No, it’s not a bedtime story, is a serious system’s design concept and I’m amazing that people don’t know about this.
As I mentioned in If you don’t know your data, you don’t know your application I was doing a Java Code Review, and I found a clear case of a much simplier solution. How simple you ask?
Well, without completing the task 100%, I achieved in less then 1 day (and lets say for the argument 1 more day of work), what is being worked on by somebody else for a week, with an estimate of 2 more weeks to complete. So let’s add 50% to my estimate, that’s a total of 3 days verses 15 days. You do the math. and yes that was last week and that task is still being worked on the same way, even with reference to my working code. Not to mention the code is a similiar magnitude of simplicity, and simplicity means cost savings in support, people so quickly forget that.
So what is this RAT and CAT:
- RAT – Row At a Time
- CAT – Chunk At a Time
This concept is really rather simple, however it’s amazing how implementations never consider this. Let me give you a simple example.
Your importing some external data (a flat file of 5 columns, and is inturn will be stored in 2 tables in a normalised form).
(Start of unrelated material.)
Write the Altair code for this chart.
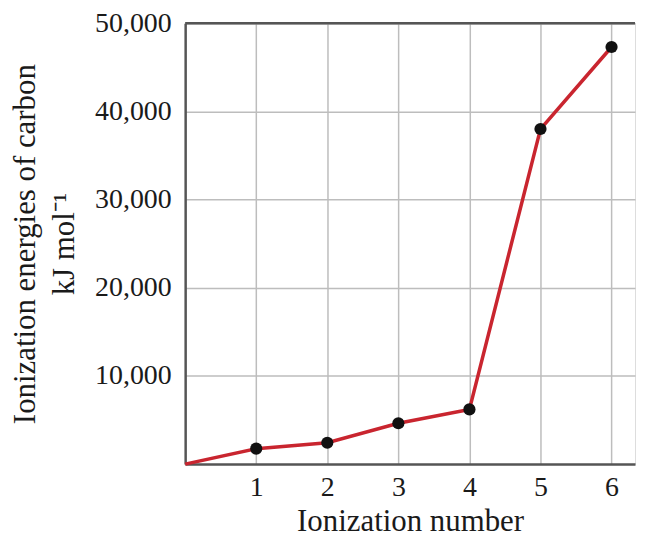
import altair as alt
import pandas as pd

ionization_number = [0, 1, 2, 3, 4, 5, 6]
energy_kj_mol = [0, 1750, 2420, 4630, 6200, 38000, 47300]
y_ticks = [10000, 20000, 30000, 40000, 50000]
x_ticks = [1, 2, 3, 4, 5, 6]

df = pd.DataFrame({"n": ionization_number, "e": energy_kj_mol})
pts = df[df["n"] > 0]

FONT = "Liberation Serif"
X_MAX = 6.33

xs = alt.Scale(domain=[0, X_MAX], nice=False, zero=False)
ys = alt.Scale(domain=[0, 50000], nice=False)

x_axis = alt.Axis(
    values=x_ticks, format="d", title="Ionization number", ticks=False, labelPadding=10,
    labelFontSize=28, titleFontSize=31, labelFont=FONT, titleFont=FONT,
    labelColor="#1a1a1a", titleColor="#1a1a1a", titleFontWeight="normal",
    titlePadding=5, gridColor="#bdbdbd", gridWidth=1.5,
    domainColor="#555555", domainWidth=2.5, labelFlush=False,
)
y_axis = alt.Axis(
    values=y_ticks, format=",.0f", title=["Ionization energies of carbon", "kJ mol⁻¹"],
    ticks=False, labelPadding=14, labelFontSize=28, titleFontSize=31,
    labelFont=FONT, titleFont=FONT, labelColor="#1a1a1a", titleColor="#1a1a1a",
    titleFontWeight="normal", titleLineHeight=39, titlePadding=14,
    gridColor="#bdbdbd", gridWidth=1.5, domainColor="#555555", domainWidth=2.5,
    labelFlush=False,
)

line = alt.Chart(df).mark_line(color="#c9252f", strokeWidth=3.5).encode(
    x=alt.X("n:Q", scale=xs, axis=x_axis),
    y=alt.Y("e:Q", scale=ys, axis=y_axis),
)

dots = alt.Chart(pts).mark_point(filled=True, color="#111111", size=150, opacity=1).encode(
    x=alt.X("n:Q", scale=xs, axis=x_axis),
    y=alt.Y("e:Q", scale=ys, axis=y_axis),
)

top_border = alt.Chart(pd.DataFrame({"n": [0], "b": [X_MAX], "e": [50000]})).mark_rule(
    color="#555555", strokeWidth=2.5
).encode(
    x=alt.X("n:Q", scale=xs, axis=x_axis),
    x2="b:Q",
    y=alt.Y("e:Q", scale=ys, axis=y_axis),
)

chart = (
    alt.layer(line, top_border, dots)
    .properties(width=452, height=443, padding={"left": 2, "top": 0, "right": 0, "bottom": 0})
    .configure_view(strokeWidth=0)
    .configure(background="white")
)

chart.save("out.html", embed_options={"renderer": "svg", "actions": False})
So the RAT way of doing things would entail:
- Using the language in question, open the file, read line by line, converting into object for reference.
- Now for each row read you
- You get the values (A and B), and then do a select to see if this row already exists in one of the normalised tables (calling in X). If it does, you have the surrogate key, else you insert the row and get the surrogate key
- Now you do the same with the next set of values (C, D, E) which reference the normalised values (A and B), inserting into Y)
- And so on and so on.
- Report exceptions line by line if found
For those now laughing, it’s not really funny, it’s sad that programs are written this way. For those that say, but that’s the only way, well welcome to a different, radical and hard to learn approach.
The Cat way of doing things would entail:
- Create a temporary table
- Bulk load the data into the temporary table via appropiate command, e.g. mysqlimport or LOAD DATA.
- Using one select, insert into X rows from temporary table that are not already present
- Using one select, insert into Y rows from the temporart table that are not present, joining to X to get the appropiate surrogate key
- Report exceptions via one select of data that wasn’t inserted due to some rules
It’s not rocket science people.
I should mention this is a simple example, and it’s not always possible to do CAT processing for all operations, but generally some portion of batch work can be, and the remaining must be done in a RAT way.
Some more recent articles including We need more CATs (2009) and The Art of Elimination (2010)
This is brilliant — I never thought about it this way, although I often do the “cat” way. I figure “let me get the stuff in the database first, and then I can figure out where and what I want with it, like referential integrity…
Justin Swanhart says
CAT is AKA “bulk SQL” or “batch processing”.